Copy exactly the lines from the beginning of the data down to and including the line holding "(0,0) rectangle (1568,1054);", without any pictures.

********

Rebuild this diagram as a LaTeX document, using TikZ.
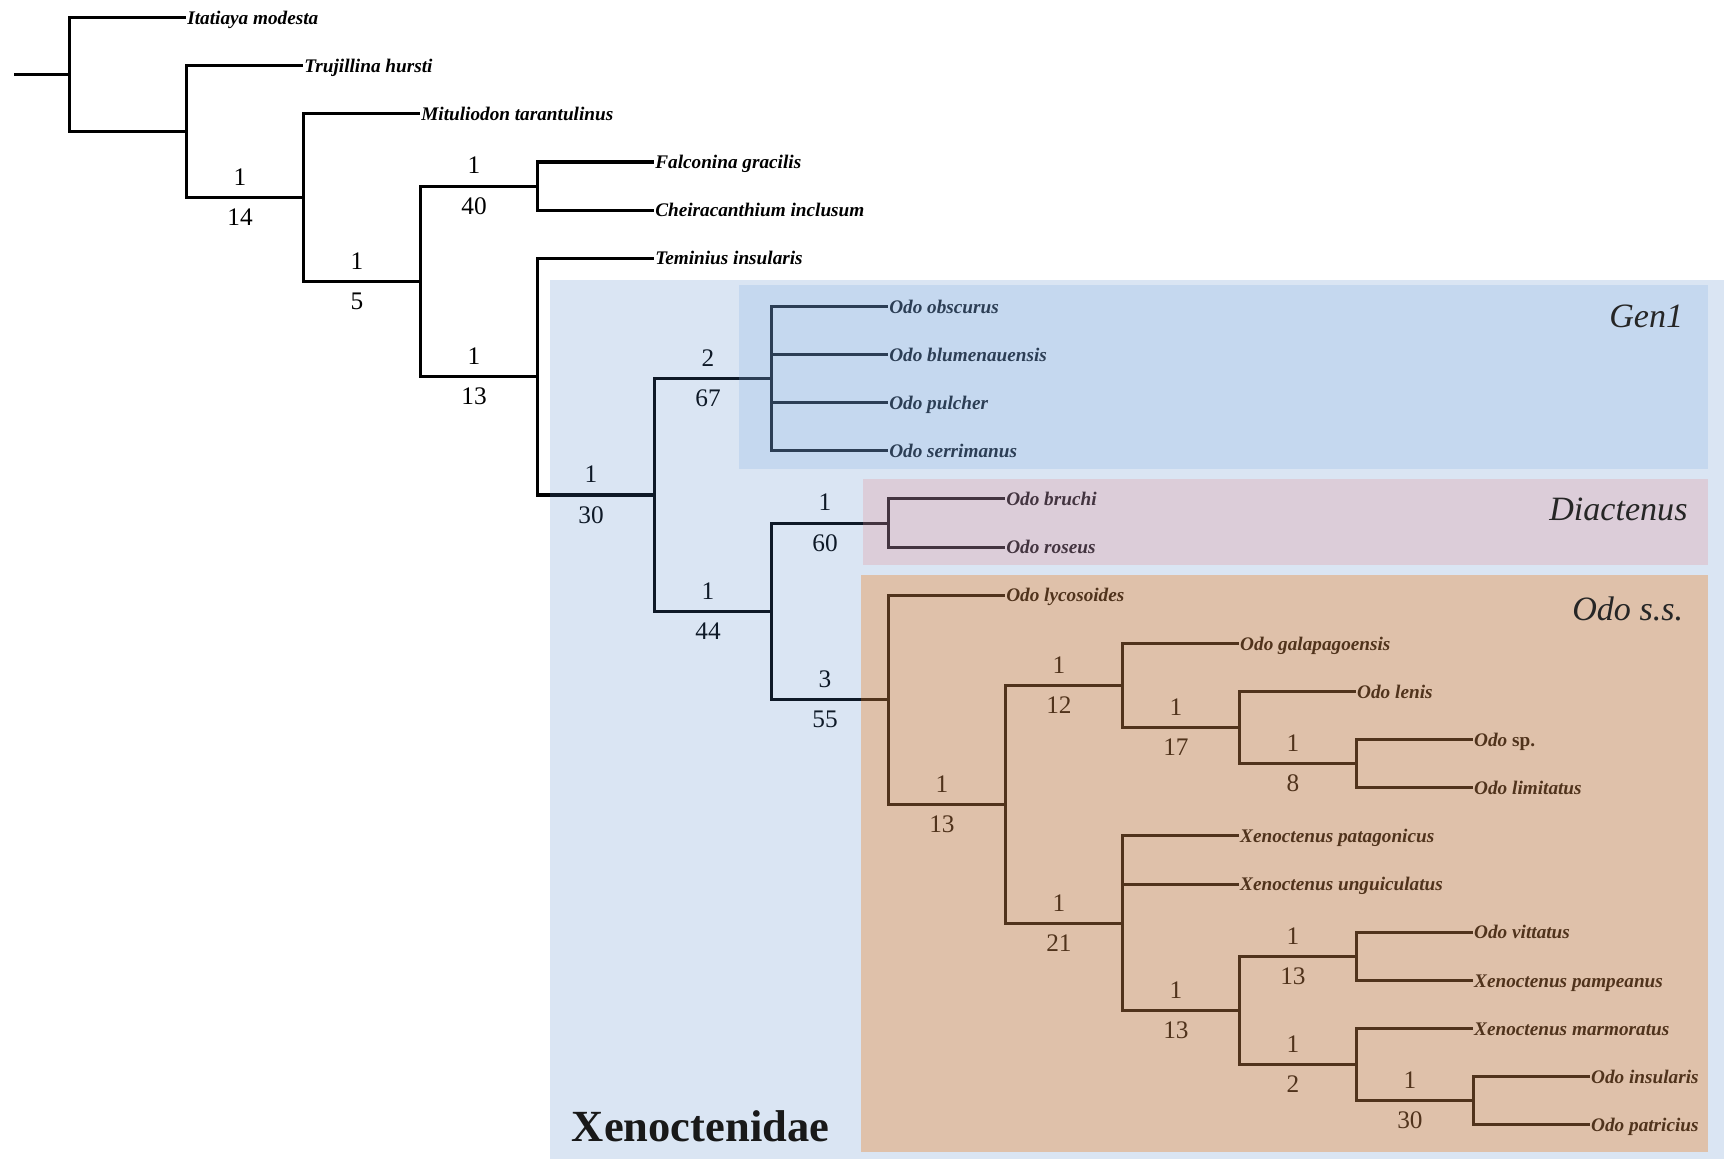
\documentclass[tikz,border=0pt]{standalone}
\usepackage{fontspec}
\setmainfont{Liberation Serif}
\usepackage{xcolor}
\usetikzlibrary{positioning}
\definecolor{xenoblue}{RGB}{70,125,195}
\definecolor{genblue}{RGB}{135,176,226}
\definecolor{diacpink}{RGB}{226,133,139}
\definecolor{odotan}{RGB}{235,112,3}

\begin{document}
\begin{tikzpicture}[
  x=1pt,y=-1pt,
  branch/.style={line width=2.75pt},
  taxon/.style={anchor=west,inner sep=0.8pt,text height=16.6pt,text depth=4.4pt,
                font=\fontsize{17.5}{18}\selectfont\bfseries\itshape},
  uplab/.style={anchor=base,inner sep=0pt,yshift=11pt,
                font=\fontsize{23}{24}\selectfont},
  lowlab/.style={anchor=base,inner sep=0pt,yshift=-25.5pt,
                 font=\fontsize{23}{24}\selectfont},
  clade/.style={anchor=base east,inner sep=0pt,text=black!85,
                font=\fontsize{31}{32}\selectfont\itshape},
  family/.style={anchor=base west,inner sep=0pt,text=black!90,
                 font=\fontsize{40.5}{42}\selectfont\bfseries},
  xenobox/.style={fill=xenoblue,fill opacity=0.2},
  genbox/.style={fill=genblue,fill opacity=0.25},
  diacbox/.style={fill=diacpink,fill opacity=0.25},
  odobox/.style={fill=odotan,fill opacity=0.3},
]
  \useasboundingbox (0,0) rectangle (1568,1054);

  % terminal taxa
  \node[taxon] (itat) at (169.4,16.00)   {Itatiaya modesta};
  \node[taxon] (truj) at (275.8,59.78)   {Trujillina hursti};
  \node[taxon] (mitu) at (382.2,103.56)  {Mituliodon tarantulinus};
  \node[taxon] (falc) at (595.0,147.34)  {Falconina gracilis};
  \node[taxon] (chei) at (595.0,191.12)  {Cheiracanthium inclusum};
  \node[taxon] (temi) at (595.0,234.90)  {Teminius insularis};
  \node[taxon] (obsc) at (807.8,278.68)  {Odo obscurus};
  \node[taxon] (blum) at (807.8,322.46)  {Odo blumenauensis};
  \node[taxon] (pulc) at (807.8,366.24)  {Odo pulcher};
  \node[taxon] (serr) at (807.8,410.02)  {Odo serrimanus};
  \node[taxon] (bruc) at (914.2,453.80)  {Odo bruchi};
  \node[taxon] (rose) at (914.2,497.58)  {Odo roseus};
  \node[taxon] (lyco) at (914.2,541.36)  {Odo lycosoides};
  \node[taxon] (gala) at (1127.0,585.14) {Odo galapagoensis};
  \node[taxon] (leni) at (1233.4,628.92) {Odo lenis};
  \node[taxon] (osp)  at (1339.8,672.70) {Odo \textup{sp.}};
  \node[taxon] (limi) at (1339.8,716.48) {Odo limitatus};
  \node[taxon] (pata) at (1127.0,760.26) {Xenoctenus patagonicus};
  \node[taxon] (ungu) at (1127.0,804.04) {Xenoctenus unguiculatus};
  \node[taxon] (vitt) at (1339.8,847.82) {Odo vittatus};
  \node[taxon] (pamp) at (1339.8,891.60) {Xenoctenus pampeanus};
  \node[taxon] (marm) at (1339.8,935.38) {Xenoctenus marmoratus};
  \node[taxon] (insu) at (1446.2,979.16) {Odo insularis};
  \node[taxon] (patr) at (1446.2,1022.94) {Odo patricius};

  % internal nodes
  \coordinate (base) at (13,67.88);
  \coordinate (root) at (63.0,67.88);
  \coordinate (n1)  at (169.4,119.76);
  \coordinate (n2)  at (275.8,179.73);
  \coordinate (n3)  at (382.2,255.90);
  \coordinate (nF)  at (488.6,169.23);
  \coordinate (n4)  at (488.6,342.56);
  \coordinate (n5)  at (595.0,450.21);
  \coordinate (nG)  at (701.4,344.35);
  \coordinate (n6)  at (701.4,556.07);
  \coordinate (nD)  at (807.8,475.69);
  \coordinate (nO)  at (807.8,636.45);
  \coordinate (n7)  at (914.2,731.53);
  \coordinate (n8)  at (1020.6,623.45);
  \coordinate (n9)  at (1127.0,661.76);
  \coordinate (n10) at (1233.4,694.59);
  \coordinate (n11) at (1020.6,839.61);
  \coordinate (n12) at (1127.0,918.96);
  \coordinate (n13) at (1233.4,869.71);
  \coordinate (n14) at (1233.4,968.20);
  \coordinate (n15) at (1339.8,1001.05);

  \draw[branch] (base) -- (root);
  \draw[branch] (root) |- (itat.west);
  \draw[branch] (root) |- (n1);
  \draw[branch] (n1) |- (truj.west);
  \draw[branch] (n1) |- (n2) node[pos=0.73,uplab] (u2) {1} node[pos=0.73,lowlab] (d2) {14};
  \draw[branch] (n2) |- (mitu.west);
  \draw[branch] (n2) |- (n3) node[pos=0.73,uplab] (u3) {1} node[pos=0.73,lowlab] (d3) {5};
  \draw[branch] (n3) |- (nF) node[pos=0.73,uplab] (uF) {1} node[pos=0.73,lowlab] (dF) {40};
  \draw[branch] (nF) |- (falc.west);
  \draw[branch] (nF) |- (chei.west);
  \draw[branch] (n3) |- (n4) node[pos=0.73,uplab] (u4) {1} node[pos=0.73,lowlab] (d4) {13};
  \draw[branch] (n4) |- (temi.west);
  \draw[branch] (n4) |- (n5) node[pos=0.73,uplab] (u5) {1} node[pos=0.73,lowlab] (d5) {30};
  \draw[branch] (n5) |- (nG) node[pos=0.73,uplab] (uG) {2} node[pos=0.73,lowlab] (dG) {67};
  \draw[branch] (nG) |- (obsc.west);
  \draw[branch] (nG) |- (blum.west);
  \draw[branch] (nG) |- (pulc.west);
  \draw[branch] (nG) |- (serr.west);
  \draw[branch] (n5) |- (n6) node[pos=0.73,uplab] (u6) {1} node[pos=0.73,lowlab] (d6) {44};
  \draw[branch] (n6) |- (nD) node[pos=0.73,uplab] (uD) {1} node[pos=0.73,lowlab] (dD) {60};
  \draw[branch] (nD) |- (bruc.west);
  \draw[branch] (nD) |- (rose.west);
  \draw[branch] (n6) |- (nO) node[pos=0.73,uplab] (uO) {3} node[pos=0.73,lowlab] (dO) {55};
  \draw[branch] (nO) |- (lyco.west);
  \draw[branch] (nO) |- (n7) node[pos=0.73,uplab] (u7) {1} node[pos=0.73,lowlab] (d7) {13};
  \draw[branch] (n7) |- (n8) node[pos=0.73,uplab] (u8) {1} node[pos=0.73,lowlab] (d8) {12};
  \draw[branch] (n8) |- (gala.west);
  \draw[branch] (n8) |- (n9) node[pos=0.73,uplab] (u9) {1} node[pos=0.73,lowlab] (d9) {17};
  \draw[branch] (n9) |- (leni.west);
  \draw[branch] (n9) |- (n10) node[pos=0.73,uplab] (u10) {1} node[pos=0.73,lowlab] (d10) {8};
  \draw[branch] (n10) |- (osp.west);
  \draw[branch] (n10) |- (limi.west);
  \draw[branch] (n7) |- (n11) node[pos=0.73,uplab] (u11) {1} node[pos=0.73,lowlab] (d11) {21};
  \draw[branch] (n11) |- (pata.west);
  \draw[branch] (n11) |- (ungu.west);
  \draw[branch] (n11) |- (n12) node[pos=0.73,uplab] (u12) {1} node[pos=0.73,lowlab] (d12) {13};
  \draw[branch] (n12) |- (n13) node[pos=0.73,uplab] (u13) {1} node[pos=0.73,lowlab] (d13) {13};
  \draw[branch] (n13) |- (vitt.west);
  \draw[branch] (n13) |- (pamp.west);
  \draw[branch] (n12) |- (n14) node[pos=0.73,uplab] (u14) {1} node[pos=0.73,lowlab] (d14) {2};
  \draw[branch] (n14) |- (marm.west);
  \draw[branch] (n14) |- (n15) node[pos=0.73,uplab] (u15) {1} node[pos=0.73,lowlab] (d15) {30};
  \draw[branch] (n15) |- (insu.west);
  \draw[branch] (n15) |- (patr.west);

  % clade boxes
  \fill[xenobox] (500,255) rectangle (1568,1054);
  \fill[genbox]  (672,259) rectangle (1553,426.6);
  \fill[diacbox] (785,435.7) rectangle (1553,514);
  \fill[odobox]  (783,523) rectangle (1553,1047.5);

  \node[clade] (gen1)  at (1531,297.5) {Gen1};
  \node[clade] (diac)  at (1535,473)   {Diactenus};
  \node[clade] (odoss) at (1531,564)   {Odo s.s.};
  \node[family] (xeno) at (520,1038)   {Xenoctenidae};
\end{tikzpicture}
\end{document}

********

→ **TASK RESPONSE**:
Rebuild this diagram as a LaTeX document, using TikZ.
\documentclass[tikz,border=0pt]{standalone}
\usepackage{fontspec}
\setmainfont{Liberation Serif}
\usepackage{xcolor}
\usetikzlibrary{positioning}
\definecolor{xenoblue}{RGB}{70,125,195}
\definecolor{genblue}{RGB}{135,176,226}
\definecolor{diacpink}{RGB}{226,133,139}
\definecolor{odotan}{RGB}{235,112,3}

\begin{document}
\begin{tikzpicture}[
  x=1pt,y=-1pt,
  branch/.style={line width=2.75pt},
  taxon/.style={anchor=west,inner sep=0.8pt,text height=16.6pt,text depth=4.4pt,
                font=\fontsize{17.5}{18}\selectfont\bfseries\itshape},
  uplab/.style={anchor=base,inner sep=0pt,yshift=11pt,
                font=\fontsize{23}{24}\selectfont},
  lowlab/.style={anchor=base,inner sep=0pt,yshift=-25.5pt,
                 font=\fontsize{23}{24}\selectfont},
  clade/.style={anchor=base east,inner sep=0pt,text=black!85,
                font=\fontsize{31}{32}\selectfont\itshape},
  family/.style={anchor=base west,inner sep=0pt,text=black!90,
                 font=\fontsize{40.5}{42}\selectfont\bfseries},
  xenobox/.style={fill=xenoblue,fill opacity=0.2},
  genbox/.style={fill=genblue,fill opacity=0.25},
  diacbox/.style={fill=diacpink,fill opacity=0.25},
  odobox/.style={fill=odotan,fill opacity=0.3},
]
  \useasboundingbox (0,0) rectangle (1568,1054);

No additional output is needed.